Germany’s Economy Minister Robert Habeck said the European Union must “respond firmly” to the tariffs, warning that the continent will not give in to US pressure. Other countries, including France, Canada, and China, have also condemned the decision, with some pledging countermeasures in response.
Trump’s Tariff Move Sparks Global Tensions
Trump’s tariffs, set to take effect on April 2, will impose a 25% tax on all foreign-made vehicles entering the United States. Additional levies on car parts are expected to follow in May, further complicating supply chains for international automakers.
A row of luxury German cars, including BMW, Mercedes-Benz, and Audi, parked outside a dealership, symbolizing the impact of Trump’s car tariffs on European automakers.
Speaking on Wednesday, Trump defended the measure, arguing that it would boost US manufacturing and encourage automakers to relocate production to American soil.
“If a car is made in the United States, there will be absolutely no tariff,” Trump said, adding that foreign automakers had taken advantage of American workers for “too long.”
Germany and EU Push Back
Germany, home to some of the world’s largest automakers—including BMW, Mercedes-Benz, and Volkswagen—has strongly opposed the tariffs.
In a statement on Thursday, Habeck said Europe must resist what he called an “economic attack” on the global auto industry.
“It must be clear that we will not give in to the US,” Habeck said. “We need to show strength and self-confidence.”
French Finance Minister Eric Lombard echoed Habeck’s stance, stating that Europe’s “only solution” was to impose retaliatory tariffs on American products.
“We are in a situation where we are being targeted,” Lombard said. “Either we accept it, in which case this will never stop, or we respond.”
Stock Markets and Industry React
Following the tariff announcement, shares in major European automakers fell sharply, with German brands Porsche, BMW, and Mercedes-Benz seeing steep declines. French car manufacturer Stellantis, the parent company of Jeep, Peugeot, and Fiat, also suffered stock losses.
Industry experts warn that the new tariffs could significantly increase vehicle prices in the US. Analysts at the Anderson Economic Group estimate that tariffs on car parts alone could raise costs by $4,000 to $10,000 per vehicle, depending on the model.
Canada, China, and Japan Condemn the Move
Beyond Europe, other major economies have also criticized the decision.
Canadian Prime Minister Mark Carney described the tariffs as a “direct attack” on his country’s auto industry. Canada is one of the largest suppliers of vehicles and car parts to the US, and the new tariffs are expected to have major economic repercussions.
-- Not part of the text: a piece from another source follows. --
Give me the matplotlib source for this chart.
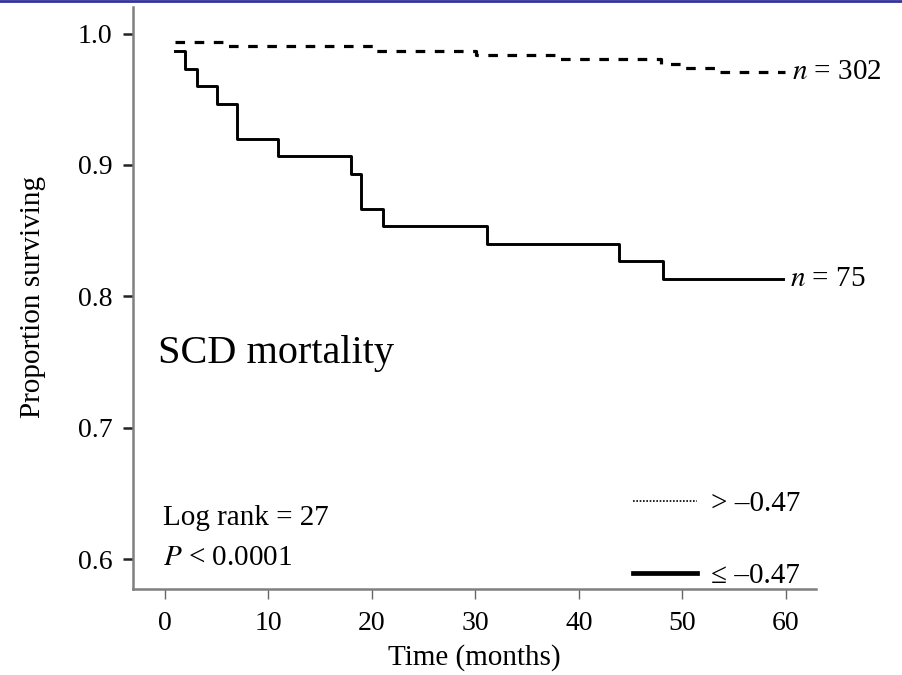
import matplotlib
matplotlib.use("Agg")
import matplotlib.pyplot as plt
from matplotlib.lines import Line2D

# Kaplan-Meier curves
low_t = [1.0, 2.0, 3.1, 5.1, 7.0, 11.0, 18.0, 19.0, 21.1, 31.1, 43.9, 48.1, 59.7]
low_s = [0.9867, 0.9733, 0.9600, 0.9467, 0.9200, 0.9067, 0.8933, 0.8667, 0.8533, 0.8400, 0.8267, 0.8133, 0.8133]

high_t = [1.0, 6.1, 20.1, 30.1, 37.9, 47.9, 50.0, 53.5, 59.9]
high_s = [0.9936, 0.9903, 0.9870, 0.9836, 0.9803, 0.9770, 0.9737, 0.9704, 0.9704]

x_ticks = [0, 10, 20, 30, 40, 50, 60]
y_ticks = [0.6, 0.7, 0.8, 0.9, 1.0]
y_ticklabels = ["0.6", "0.7", "0.8", "0.9", "1.0"]

plt.rcParams['font.family'] = ['Liberation Serif', 'DejaVu Serif']
plt.rcParams['mathtext.fontset'] = 'stix'

fig = plt.figure(figsize=(9.03, 6.75), dpi=100)
ax = fig.add_axes([0.1473, 0.1274, 0.7564, 0.8622])

ax.plot(high_t, high_s, drawstyle='steps-post', color='black', lw=2.3, dashes=(3, 3))
ax.plot(low_t, low_s, drawstyle='steps-post', color='black', lw=2.1)

ax.set_xlim(-3.04, 62.9)
ax.set_ylim(0.5772, 1.0202)
ax.set_xticks(x_ticks)
ax.set_yticks(y_ticks)
ax.set_yticklabels(y_ticklabels)

for s in ['top', 'right']:
    ax.spines[s].set_visible(False)
for s in ['left', 'bottom']:
    ax.spines[s].set_color('#808080')
    ax.spines[s].set_linewidth(1.8)
ax.tick_params(axis='y', direction='out', length=7, width=1.8, color='#222222',
               labelsize=20, pad=8)
ax.tick_params(axis='x', direction='out', length=7, width=1.0, color='#666666',
               labelsize=20, pad=9)

ax.set_xlabel("Time (months)", fontsize=21)
ax.set_ylabel("Proportion surviving", fontsize=21)
ax.xaxis.set_label_coords(0.5, -0.095)
ax.yaxis.set_label_coords(-0.127, 0.501)

ax.text(high_t[-1] + 0.7, high_s[-1], "$n$ = 302", fontsize=21, va='center', ha='left')
ax.text(low_t[-1] + 0.7, low_s[-1], "$n$ = 75", fontsize=21, va='center', ha='left')

ax.text(-0.6, 0.7568, "SCD mortality", fontsize=29, va='center', ha='left')
ax.text(-0.13, 0.6313, "Log rank = 27", fontsize=21, va='center', ha='left')
ax.text(-0.13, 0.6009, "$P$ < 0.0001", fontsize=21, va='center', ha='left')

handles = [Line2D([], [], color='black', lw=1.2, linestyle=(0, (1, 1))),
           Line2D([], [], color='black', lw=3.4)]
ax.legend(handles, ["> \u20130.47", "\u2264 \u20130.47"], loc='upper left',
          bbox_to_anchor=(0.711, 0.194), frameon=False, fontsize=21,
          handlelength=2.2, handletextpad=0.45, labelspacing=1.55, borderpad=0)

fig.add_artist(Line2D([0, 1], [0.998, 0.998], transform=fig.transFigure,
                      color='#33339a', lw=2))

plt.savefig("out.png", dpi=100)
China, meanwhile, has accused Washington of violating World Trade Organization (WTO) rules. A spokesperson for the Chinese Foreign Ministry warned that there are “no winners in a trade war.”
Japan has also reacted with concern, calling the tariffs “extremely regrettable.” A Japanese government spokesperson stated that officials had formally requested an exemption from the policy.
Hyundai Invests in the US Amid Trade Uncertainty
While many global automakers have condemned the move, South Korea’s Hyundai has announced a $21 billion investment in the US, including the construction of a new steel plant in Louisiana.
Trump hailed the move as proof that “tariffs work”, suggesting that other automakers should follow Hyundai’s lead.
What Comes Next?
As the April 2 deadline approaches, Europe and other nations are considering their next steps. While Germany and France have signaled their readiness to impose retaliatory tariffs, it remains unclear whether negotiations could ease tensions before the trade war escalates further.
For now, the global auto industry braces for impact, with automakers, governments, and consumers all watching closely to see how the situation unfolds.